Tiffany's only ran for a month, but for Clarke, it was a reminder of why she loved theater in the first place. "It was like going back to drama school," she says. "My indulgent actor side was having a ball."
Still, as Clarke finishes her coffee, it's clear she won't have time to return to Broadway any time soon. In a few days, she'll head back to Belfast to finish season four, which finds Dany adjusting to her newfound role as leader. ("You start to see her struggle with the realities," Clarke says, avoiding even the mere hint of a spoiler.) After that, she'll move on to her biggest film yet, playing warrior-mom Sarah Connor in the next Terminator film, due out in 2015. It's a role literally and figuratively light-years away from Holly Golightly—but one that, to some fans, is equally iconic. Adding more movies to her résumé will require Clarke to spend more time shuttling between London and L.A., a city she's still getting to know.

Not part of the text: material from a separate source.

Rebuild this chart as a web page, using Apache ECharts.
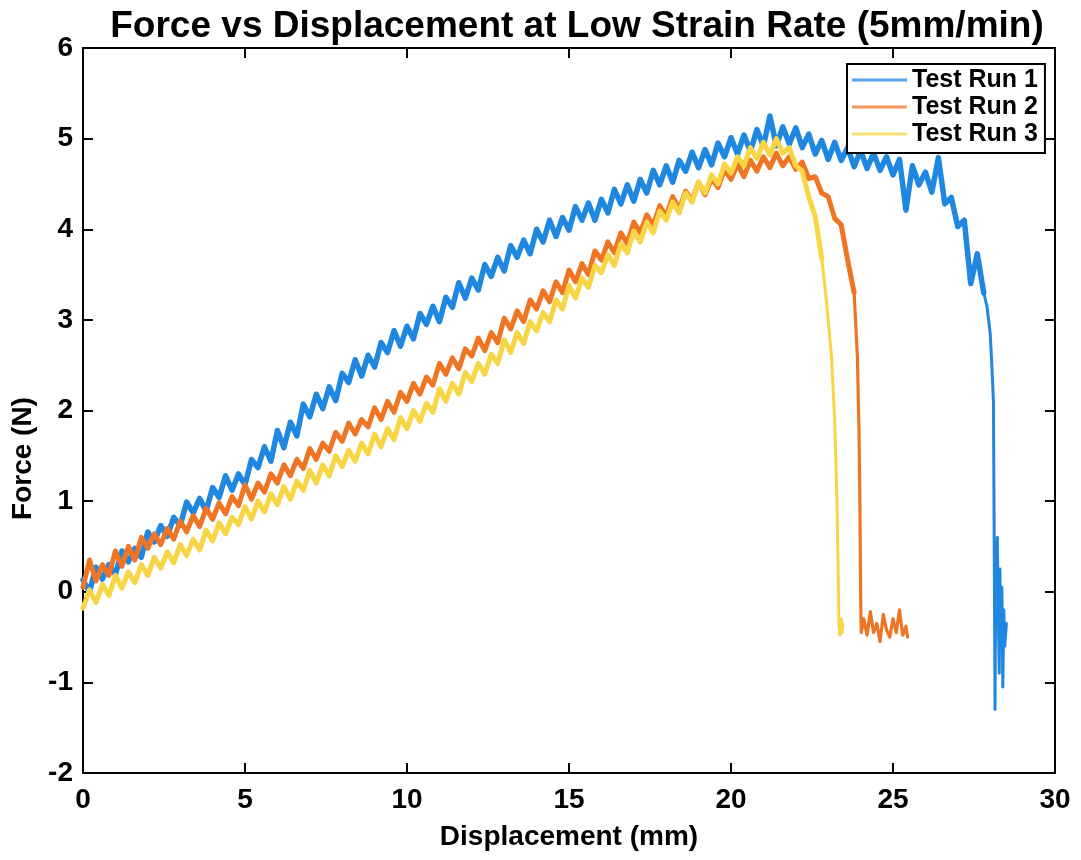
<!DOCTYPE html>
<html>
<head>
<meta charset="utf-8">
<script src="https://cdn.jsdelivr.net/npm/echarts@6/dist/echarts.min.js"></script>
<style>
html,body{margin:0;padding:0;background:#fff;}
#chart{width:1081px;height:860px;}
</style>
</head>
<body>
<div id="chart"></div>
<script>
// Displacement sampling step (mm) for the main part of every run
const step = 0.2;
const seriesNames = ['Test Run 1', 'Test Run 2', 'Test Run 3'];
const xTicks = [0, 5, 10, 15, 20, 25, 30];
const yTicks = [-2, -1, 0, 1, 2, 3, 4, 5, 6];

// Test Run 1: force (N) at displacement 0, 0.2, ... 27.8 mm
const run1Y = [
  0.13,0.00,0.27,0.14,0.30,0.19,0.45,0.33,0.48,0.38,
  0.66,0.55,0.73,0.61,0.82,0.73,0.99,0.87,1.03,0.89,
  1.15,1.04,1.28,1.12,1.30,1.18,1.46,1.37,1.60,1.44,
  1.78,1.59,1.87,1.72,2.07,1.93,2.18,2.02,2.26,2.11,
  2.41,2.31,2.56,2.38,2.61,2.48,2.75,2.64,2.88,2.71,
  2.93,2.79,3.07,2.95,3.15,2.98,3.25,3.14,3.41,3.24,
  3.46,3.33,3.61,3.48,3.69,3.54,3.82,3.69,3.88,3.73,
  4.00,3.86,4.10,3.92,4.13,3.99,4.25,4.10,4.29,4.10,
  4.33,4.18,4.44,4.28,4.49,4.31,4.55,4.40,4.65,4.49,
  4.70,4.52,4.76,4.64,4.85,4.68,4.88,4.71,4.95,4.80,
  5.01,4.83,5.04,4.86,5.10,4.92,5.25,4.92,5.13,4.94,
  5.12,4.90,5.05,4.83,4.98,4.77,4.96,4.76,4.90,4.69,
  4.87,4.67,4.84,4.65,4.80,4.60,4.77,4.21,4.70,4.49,
  4.63,4.41,4.79,4.28,4.35,4.03,4.10,3.40,3.73,3.30
];
// Test Run 1 failure part
const run1TailX = [27.9,28.0,28.05,28.1,28.12,28.14,28.15,28.17,28.2,28.22,28.25,28.28,28.3,28.33,28.36,28.39,28.42,28.45,28.5];
const run1TailY = [3.15,2.85,2.5,2.1,0.8,-0.6,-1.3,0.4,-0.4,0.6,-0.3,-0.9,0.25,-0.5,0.05,-1.05,-0.2,-0.6,-0.35];

// Test Run 2: force at displacement 0 ... 23.8 mm
const run2Y = [
  0.05,0.35,0.12,0.30,0.18,0.45,0.28,0.50,0.35,0.60,
  0.48,0.64,0.52,0.70,0.58,0.78,0.66,0.84,0.72,0.92,
  0.80,0.98,0.86,1.05,0.95,1.18,1.02,1.20,1.10,1.30,
  1.20,1.40,1.28,1.46,1.36,1.58,1.46,1.64,1.55,1.76,
  1.66,1.86,1.74,1.90,1.82,2.03,1.90,2.10,1.98,2.20,
  2.10,2.30,2.18,2.37,2.28,2.52,2.40,2.58,2.46,2.68,
  2.60,2.80,2.66,2.86,2.75,3.02,2.90,3.10,2.98,3.22,
  3.12,3.32,3.20,3.42,3.30,3.55,3.42,3.62,3.50,3.76,
  3.66,3.86,3.74,3.96,3.84,4.08,3.96,4.16,4.04,4.26,
  4.14,4.36,4.22,4.42,4.32,4.52,4.38,4.56,4.46,4.66,
  4.55,4.72,4.58,4.76,4.64,4.80,4.68,4.84,4.70,4.80,
  4.66,4.74,4.56,4.58,4.40,4.36,4.12,4.05,3.66,3.30
];
const run2TailX = [23.9,23.95,23.98,24.0,24.02,24.1,24.2,24.3,24.4,24.5,24.6,24.7,24.8,24.9,25.0,25.1,25.2,25.3,25.4,25.45];
const run2TailY = [2.6,1.8,0.9,0.0,-0.45,-0.30,-0.48,-0.22,-0.45,-0.35,-0.55,-0.25,-0.42,-0.50,-0.30,-0.45,-0.20,-0.48,-0.38,-0.50];

// Test Run 3: force at displacement 0 ... 22.8 mm
const run3Y = [
  -0.18,0.02,-0.12,0.08,-0.04,0.18,0.04,0.22,0.10,0.30,
  0.18,0.38,0.26,0.44,0.32,0.52,0.40,0.58,0.46,0.68,
  0.56,0.76,0.64,0.82,0.74,0.94,0.80,1.00,0.88,1.08,
  0.96,1.16,1.02,1.22,1.12,1.34,1.20,1.40,1.28,1.50,
  1.38,1.56,1.44,1.64,1.52,1.74,1.60,1.80,1.68,1.92,
  1.80,2.00,1.88,2.08,1.98,2.24,2.10,2.30,2.18,2.42,
  2.32,2.52,2.40,2.62,2.52,2.78,2.64,2.86,2.74,2.98,
  2.88,3.08,2.98,3.22,3.12,3.38,3.24,3.46,3.36,3.60,
  3.52,3.72,3.60,3.84,3.74,3.98,3.86,4.08,3.96,4.20,
  4.10,4.30,4.18,4.40,4.30,4.52,4.40,4.60,4.50,4.72,
  4.62,4.80,4.70,4.90,4.78,4.96,4.82,5.00,4.84,4.90,
  4.70,4.64,4.36,4.14,3.68
];
const run3TailX = [22.95,23.1,23.2,23.27,23.31,23.33,23.36,23.4,23.43,23.45];
const run3TailY = [3.2,2.6,1.9,1.0,0.2,-0.35,-0.48,-0.30,-0.45,-0.35];

const colors = ['#1f87e0', '#ef7524', '#f8d545'];
const bandWidths = [5.5, 5, 5];
const tailWidths = [3, 3.2, 3];

function mainPart(mainY) {
  return mainY.map((y, i) => [Math.round(i * step * 100) / 100, y]);
}
function tailPart(mainY, tailX, tailY) {
  const last = mainY.length - 1;
  const pts = [[Math.round(last * step * 100) / 100, mainY[last]]];
  tailX.forEach((x, i) => pts.push([x, tailY[i]]));
  return pts;
}
const runs = [
  [run1Y, run1TailX, run1TailY],
  [run2Y, run2TailX, run2TailY],
  [run3Y, run3TailX, run3TailY]
];

const FONT = 'Liberation Sans, Arial, sans-serif';
const chart = echarts.init(document.getElementById('chart'), null, {renderer: 'canvas'});

const axisCommon = {
  axisLine: {show: true, onZero: false, lineStyle: {color: '#000', width: 2}},
  axisTick: {show: true, inside: true, length: 10, lineStyle: {color: '#000', width: 2}},
  splitLine: {show: false}
};

const series = [];
runs.forEach((r, i) => {
  series.push({
    name: seriesNames[i], type: 'line', data: mainPart(r[0]),
    symbol: 'none', showSymbol: false,
    lineStyle: {color: colors[i], width: bandWidths[i], join: 'round', cap: 'round'},
    itemStyle: {color: colors[i]}, z: 2 + i
  });
  series.push({
    name: seriesNames[i], type: 'line', data: tailPart(r[0], r[1], r[2]),
    symbol: 'none', showSymbol: false,
    lineStyle: {color: colors[i], width: tailWidths[i], join: 'round', cap: 'round'},
    itemStyle: {color: colors[i]}, z: 2 + i
  });
});

chart.setOption({
  animation: false,
  backgroundColor: '#fff',
  title: {
    text: 'Force vs Displacement at Low Strain Rate (5mm/min)',
    left: 572, top: 3, textAlign: 'center',
    textStyle: {fontFamily: FONT, fontWeight: 'bold', fontSize: 37, color: '#000'}
  },
  grid: {left: 83, right: 26, top: 48, bottom: 87, containLabel: false},
  legend: {
    orient: 'vertical', left: 847, top: 64,
    data: seriesNames.map((n, i) => ({name: n, icon: 'rect', itemStyle: {color: colors[i], opacity: 0.75}})),
    itemWidth: 55, itemHeight: 3, itemGap: 1,
    padding: [3, 7, 6, 5],
    backgroundColor: '#fff',
    borderColor: '#000', borderWidth: 2,
    textStyle: {fontFamily: FONT, fontWeight: 'bold', fontSize: 25, color: '#000', lineHeight: 26, height: 26},
    selectedMode: false
  },
  xAxis: [
    Object.assign({
      type: 'value', min: 0, max: 30, interval: 5, position: 'bottom',
      name: 'Displacement (mm)', nameLocation: 'middle', nameGap: 50,
      nameTextStyle: {fontFamily: FONT, fontWeight: 'bold', fontSize: 28, color: '#000'},
      axisLabel: {fontFamily: FONT, fontWeight: 'bold', fontSize: 28, color: '#000', margin: 13,
        formatter: v => xTicks.indexOf(v) >= 0 ? String(v) : ''}
    }, axisCommon),
    Object.assign({
      type: 'value', min: 0, max: 30, interval: 5, position: 'top',
      axisLabel: {show: false}
    }, axisCommon)
  ],
  yAxis: [
    Object.assign({
      type: 'value', min: -2, max: 6, interval: 1, position: 'left',
      name: 'Force (N)', nameLocation: 'middle', nameGap: 42,
      nameTextStyle: {fontFamily: FONT, fontWeight: 'bold', fontSize: 28, color: '#000', padding: [0, 96, 0, 0]},
      axisLabel: {fontFamily: FONT, fontWeight: 'bold', fontSize: 28, color: '#000', margin: 10,
        formatter: v => yTicks.indexOf(v) >= 0 ? String(v) : ''}
    }, axisCommon),
    Object.assign({
      type: 'value', min: -2, max: 6, interval: 1, position: 'right',
      axisLabel: {show: false}
    }, axisCommon)
  ],
  series: series
});
</script>
</body>
</html>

"One of my best friends has come out with me for this trip, and she reminded me of something rather embarrassing," Clarke says. "I've known her for almost two decades, and she said, 'When I first met you, you said, "Hi, my name's Millie, and I want to be an actress." I was like, 'God, that's cringe-worthy.' But I was always determined." With that, the Mother of Dragons smiles, clearly ready for her next conquest.